Aim of the task: Wherever "this" appears in a line, copy that line.

══ Record excerpts

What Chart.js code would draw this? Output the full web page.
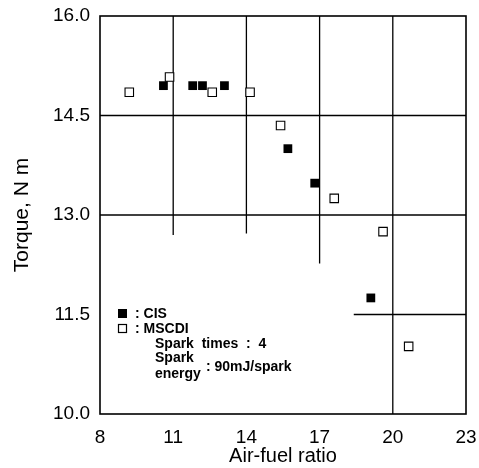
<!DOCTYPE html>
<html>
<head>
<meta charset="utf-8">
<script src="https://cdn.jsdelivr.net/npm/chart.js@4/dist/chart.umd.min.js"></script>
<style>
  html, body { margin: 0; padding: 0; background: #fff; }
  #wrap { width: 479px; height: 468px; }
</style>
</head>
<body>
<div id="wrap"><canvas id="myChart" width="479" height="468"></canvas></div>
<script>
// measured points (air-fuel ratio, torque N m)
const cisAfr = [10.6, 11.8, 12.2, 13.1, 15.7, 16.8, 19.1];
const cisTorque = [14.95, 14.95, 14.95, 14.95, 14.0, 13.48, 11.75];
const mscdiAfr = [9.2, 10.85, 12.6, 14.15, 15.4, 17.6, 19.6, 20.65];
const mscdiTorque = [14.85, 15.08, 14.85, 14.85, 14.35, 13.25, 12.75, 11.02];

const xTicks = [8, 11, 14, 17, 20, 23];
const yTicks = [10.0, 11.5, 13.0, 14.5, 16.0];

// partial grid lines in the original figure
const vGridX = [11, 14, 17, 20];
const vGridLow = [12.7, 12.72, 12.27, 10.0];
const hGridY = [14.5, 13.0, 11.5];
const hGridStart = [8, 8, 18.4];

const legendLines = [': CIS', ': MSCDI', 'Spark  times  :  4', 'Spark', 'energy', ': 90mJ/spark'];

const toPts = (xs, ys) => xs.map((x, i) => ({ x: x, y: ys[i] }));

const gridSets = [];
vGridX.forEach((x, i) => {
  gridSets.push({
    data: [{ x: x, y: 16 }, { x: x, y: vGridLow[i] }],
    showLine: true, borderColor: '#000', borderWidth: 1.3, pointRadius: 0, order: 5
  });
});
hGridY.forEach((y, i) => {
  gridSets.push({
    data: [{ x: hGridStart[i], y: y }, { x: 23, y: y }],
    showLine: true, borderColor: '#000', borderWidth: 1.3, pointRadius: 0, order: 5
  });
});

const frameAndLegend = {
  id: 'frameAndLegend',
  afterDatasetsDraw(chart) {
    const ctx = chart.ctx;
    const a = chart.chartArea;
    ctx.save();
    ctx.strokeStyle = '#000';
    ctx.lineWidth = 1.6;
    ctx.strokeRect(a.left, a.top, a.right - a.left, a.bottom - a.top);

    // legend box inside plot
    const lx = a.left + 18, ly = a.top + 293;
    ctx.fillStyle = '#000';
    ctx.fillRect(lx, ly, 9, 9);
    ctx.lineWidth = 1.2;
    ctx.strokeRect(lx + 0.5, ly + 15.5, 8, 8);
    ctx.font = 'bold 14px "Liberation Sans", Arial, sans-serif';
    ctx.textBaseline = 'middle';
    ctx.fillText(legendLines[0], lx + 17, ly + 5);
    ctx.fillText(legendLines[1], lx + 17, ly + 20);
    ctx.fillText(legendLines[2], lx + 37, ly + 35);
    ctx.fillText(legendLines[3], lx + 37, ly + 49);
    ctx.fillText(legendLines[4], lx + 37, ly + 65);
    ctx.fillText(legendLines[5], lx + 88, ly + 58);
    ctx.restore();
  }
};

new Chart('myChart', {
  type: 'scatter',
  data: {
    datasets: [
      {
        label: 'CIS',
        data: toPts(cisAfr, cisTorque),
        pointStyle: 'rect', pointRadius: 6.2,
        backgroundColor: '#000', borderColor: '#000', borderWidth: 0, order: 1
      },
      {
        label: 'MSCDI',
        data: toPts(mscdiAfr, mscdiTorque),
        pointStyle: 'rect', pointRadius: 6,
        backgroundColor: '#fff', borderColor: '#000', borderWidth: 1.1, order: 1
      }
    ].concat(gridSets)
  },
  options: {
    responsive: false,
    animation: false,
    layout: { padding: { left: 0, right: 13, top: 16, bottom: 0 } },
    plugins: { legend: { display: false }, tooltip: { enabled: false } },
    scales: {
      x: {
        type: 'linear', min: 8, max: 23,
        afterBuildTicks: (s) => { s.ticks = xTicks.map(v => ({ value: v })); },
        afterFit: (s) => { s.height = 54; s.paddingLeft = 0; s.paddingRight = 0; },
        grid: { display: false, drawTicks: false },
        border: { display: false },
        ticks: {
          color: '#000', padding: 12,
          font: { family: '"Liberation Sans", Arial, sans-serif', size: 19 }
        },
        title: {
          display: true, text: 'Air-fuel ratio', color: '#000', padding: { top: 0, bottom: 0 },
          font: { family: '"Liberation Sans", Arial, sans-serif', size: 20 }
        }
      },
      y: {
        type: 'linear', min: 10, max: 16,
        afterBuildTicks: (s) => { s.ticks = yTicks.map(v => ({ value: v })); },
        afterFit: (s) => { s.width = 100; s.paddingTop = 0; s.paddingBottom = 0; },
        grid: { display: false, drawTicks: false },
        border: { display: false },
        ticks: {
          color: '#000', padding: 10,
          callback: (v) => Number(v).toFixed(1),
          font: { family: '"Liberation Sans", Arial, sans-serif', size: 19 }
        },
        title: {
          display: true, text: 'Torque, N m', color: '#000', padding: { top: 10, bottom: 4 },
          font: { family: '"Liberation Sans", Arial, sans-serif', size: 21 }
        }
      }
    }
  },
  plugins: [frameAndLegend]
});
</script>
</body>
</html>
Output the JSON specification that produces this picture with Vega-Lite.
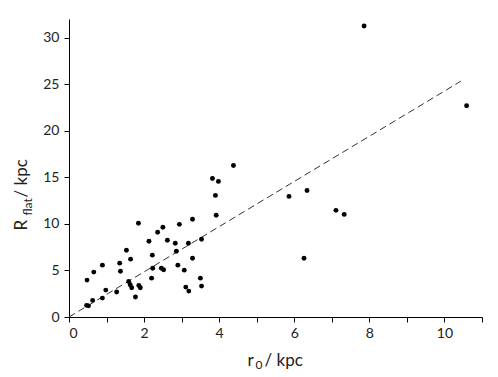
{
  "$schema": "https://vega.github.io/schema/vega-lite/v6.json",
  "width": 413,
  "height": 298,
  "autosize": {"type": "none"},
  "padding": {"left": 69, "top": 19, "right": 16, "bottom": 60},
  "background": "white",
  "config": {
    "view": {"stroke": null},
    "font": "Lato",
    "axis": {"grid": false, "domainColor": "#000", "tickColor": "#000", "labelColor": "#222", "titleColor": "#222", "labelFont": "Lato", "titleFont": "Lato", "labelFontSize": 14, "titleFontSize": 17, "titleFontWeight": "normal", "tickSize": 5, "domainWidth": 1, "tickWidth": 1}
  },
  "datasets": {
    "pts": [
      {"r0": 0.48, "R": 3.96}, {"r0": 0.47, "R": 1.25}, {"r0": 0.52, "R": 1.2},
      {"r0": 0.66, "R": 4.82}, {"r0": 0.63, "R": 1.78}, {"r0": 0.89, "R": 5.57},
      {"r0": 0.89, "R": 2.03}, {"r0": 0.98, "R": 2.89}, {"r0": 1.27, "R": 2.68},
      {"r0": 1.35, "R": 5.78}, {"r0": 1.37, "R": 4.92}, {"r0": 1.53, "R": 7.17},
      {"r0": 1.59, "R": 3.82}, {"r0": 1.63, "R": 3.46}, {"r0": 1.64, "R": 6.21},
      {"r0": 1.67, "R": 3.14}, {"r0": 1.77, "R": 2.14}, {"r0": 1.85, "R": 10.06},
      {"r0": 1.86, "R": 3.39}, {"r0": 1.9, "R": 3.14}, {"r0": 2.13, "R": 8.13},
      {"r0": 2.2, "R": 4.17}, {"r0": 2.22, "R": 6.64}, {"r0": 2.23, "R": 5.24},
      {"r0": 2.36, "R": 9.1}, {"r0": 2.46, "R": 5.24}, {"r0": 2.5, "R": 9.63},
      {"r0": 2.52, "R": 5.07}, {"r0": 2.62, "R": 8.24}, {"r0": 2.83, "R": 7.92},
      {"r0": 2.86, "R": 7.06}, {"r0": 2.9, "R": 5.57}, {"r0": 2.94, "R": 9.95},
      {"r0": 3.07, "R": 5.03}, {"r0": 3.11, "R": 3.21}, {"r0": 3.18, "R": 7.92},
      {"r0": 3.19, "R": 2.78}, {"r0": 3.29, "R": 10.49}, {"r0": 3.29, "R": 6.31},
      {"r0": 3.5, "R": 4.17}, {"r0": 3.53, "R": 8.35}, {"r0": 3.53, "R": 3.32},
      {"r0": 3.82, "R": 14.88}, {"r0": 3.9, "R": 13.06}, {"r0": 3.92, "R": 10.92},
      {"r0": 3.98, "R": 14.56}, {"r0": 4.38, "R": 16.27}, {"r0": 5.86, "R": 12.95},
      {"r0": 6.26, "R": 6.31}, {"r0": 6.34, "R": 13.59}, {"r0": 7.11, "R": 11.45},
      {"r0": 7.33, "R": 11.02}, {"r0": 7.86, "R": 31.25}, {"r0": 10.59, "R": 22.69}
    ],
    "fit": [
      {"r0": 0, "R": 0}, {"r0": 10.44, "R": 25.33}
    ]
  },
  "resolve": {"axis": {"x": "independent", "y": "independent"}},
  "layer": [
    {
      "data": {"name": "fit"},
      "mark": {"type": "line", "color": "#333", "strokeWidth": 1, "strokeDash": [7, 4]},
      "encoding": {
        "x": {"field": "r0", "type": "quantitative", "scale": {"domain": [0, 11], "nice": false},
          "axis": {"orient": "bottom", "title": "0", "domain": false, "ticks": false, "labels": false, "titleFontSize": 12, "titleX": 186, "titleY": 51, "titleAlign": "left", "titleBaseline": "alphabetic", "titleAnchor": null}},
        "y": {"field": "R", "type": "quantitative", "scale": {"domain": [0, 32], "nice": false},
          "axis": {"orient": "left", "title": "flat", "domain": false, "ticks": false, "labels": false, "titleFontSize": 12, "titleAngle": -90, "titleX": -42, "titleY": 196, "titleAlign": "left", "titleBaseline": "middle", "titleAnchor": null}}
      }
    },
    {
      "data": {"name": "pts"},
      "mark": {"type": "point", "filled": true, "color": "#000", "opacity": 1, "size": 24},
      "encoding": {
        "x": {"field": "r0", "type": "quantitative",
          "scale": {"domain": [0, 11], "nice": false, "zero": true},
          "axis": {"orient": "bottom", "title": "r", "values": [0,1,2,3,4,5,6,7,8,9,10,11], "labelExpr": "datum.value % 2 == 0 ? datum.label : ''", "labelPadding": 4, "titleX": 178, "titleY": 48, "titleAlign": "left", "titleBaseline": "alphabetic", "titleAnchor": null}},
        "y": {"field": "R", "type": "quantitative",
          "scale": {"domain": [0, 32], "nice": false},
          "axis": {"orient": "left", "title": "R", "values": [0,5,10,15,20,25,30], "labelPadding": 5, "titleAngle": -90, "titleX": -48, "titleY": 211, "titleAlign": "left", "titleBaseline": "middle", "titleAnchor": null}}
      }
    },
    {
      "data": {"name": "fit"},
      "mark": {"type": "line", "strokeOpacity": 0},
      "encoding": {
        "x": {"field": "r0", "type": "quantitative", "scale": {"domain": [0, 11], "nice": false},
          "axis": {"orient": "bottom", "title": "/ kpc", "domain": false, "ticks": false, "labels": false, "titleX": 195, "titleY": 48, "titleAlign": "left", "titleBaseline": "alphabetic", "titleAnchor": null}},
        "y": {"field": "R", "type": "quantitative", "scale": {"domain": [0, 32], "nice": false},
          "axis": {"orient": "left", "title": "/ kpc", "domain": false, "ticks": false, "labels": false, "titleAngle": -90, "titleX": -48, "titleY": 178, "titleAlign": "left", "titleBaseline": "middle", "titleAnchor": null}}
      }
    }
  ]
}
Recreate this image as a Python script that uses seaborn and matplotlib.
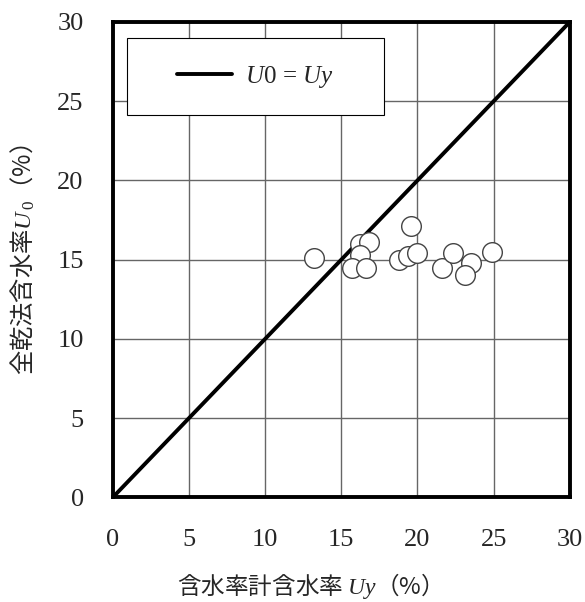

════

Result of the task:
What Chart.js code would draw this? Output the full web page.
Output the JSON specification that produces this picture with Vega-Lite.
Recreate this image as a Python script that uses seaborn and matplotlib.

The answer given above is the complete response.